Pour ce faire, il faudra d’abord se libérer au plan psychologique de tout complexe d’infériorité découlant de l’idée que seules les nations dites « grandes » sont dignes de s’imposer dans ce genre de compétition.
Garder à l’esprit que nos joueurs ont en face d’eux les mêmes acteurs qui évoluent dans les championnats européens où ils rivalisent avec bonheur devant les plus grands joueurs de football d’Europe, d’Amérique du Sud et d’Asie. Ce n’est point par hasard si Sadio Manè ( à qui nous souhaitons un prompt rétablissement) Kalidou Koulibaly, et Edouard Mendy entre autres, sont considérés aujourd’hui comme faisant des meilleurs au monde dans les postes qu’ils jouent au niveau des championnats européens.
Au regard des matchs qui se sont déroulés jusque là, il est incontestable que dans cette présente édition de la coupe du monde, le mythe de la suprématie des « grandes » nations sur les « petites » vient d’être sérieusement ébranlé. D’abord avec le Maroc qui bat la Belgique, « l’outrecuidance » des Japonais, vainqueurs à la fois face à l’Allemagne et à l’Espagne, qui furent toutes les deux championnes du monde et d’Europe, ensuite la victoire de l’Arabie Saoudite sur l’Argentine de Lionel Messi, elle aussi ancienne championne du monde, notamment avec le phénoménal Diego Maradona et tout dernièrement, la brillante victoire de la Tunisie sur la France, championne du monde en titre.
Assurément la hiérarchie est en train d’être bousculée et c’est à croire que le nouvel ordre mondial en matière de football est en passe de s’imposer plus vite que celui attendu en matière de relations Economiques Internationales.
Alors Dimanche, chers joueurs et membres de l’encadrement, restez dans cette trajectoire des victoires qui « surprennent »
En foulant la pelouse de Al Bayt Stadium, soyez armés de votre statut de champions d’Afrique, venus pour battre l’Angleterre.

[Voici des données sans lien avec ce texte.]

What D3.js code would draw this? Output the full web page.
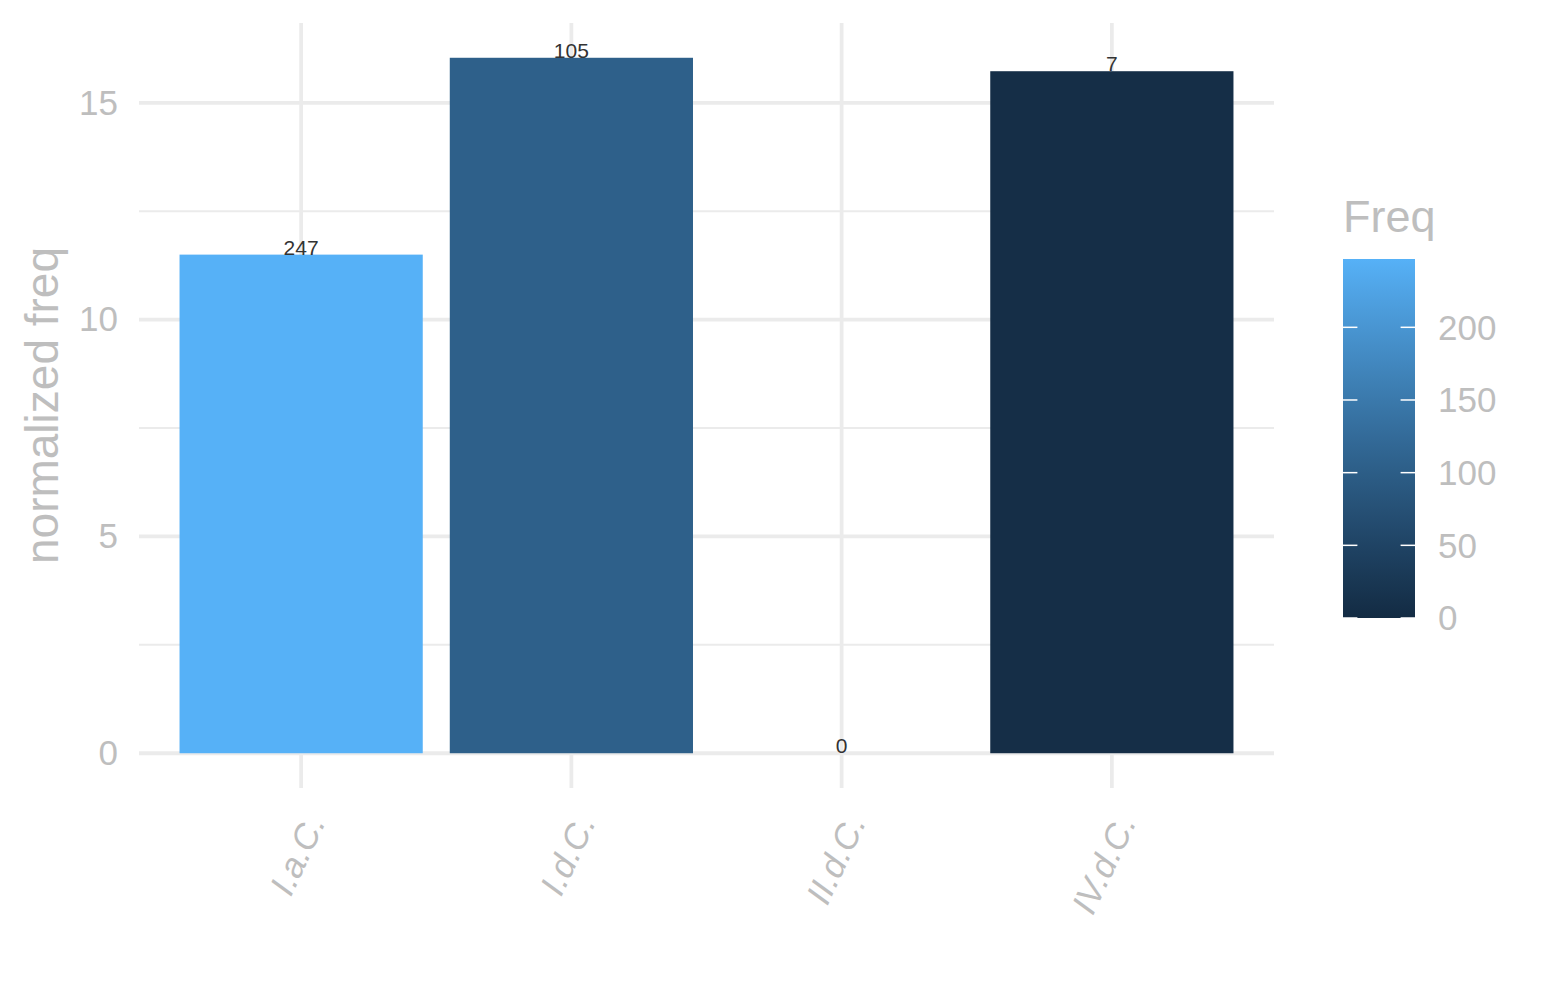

Ayez la hargne, la détermination et la soif de vaincre. Autant de caractéristiques du lion, symbole de notre nation . Soyez les dignes héritiers de vos vaillants aînés en terre coréenne !
En attendant, et d’ici à ce que le coup de sifflet final de ce match soit donné, que notre cri de « guerre » à tous, joueurs comme supporters soit : England ! Why not !!!?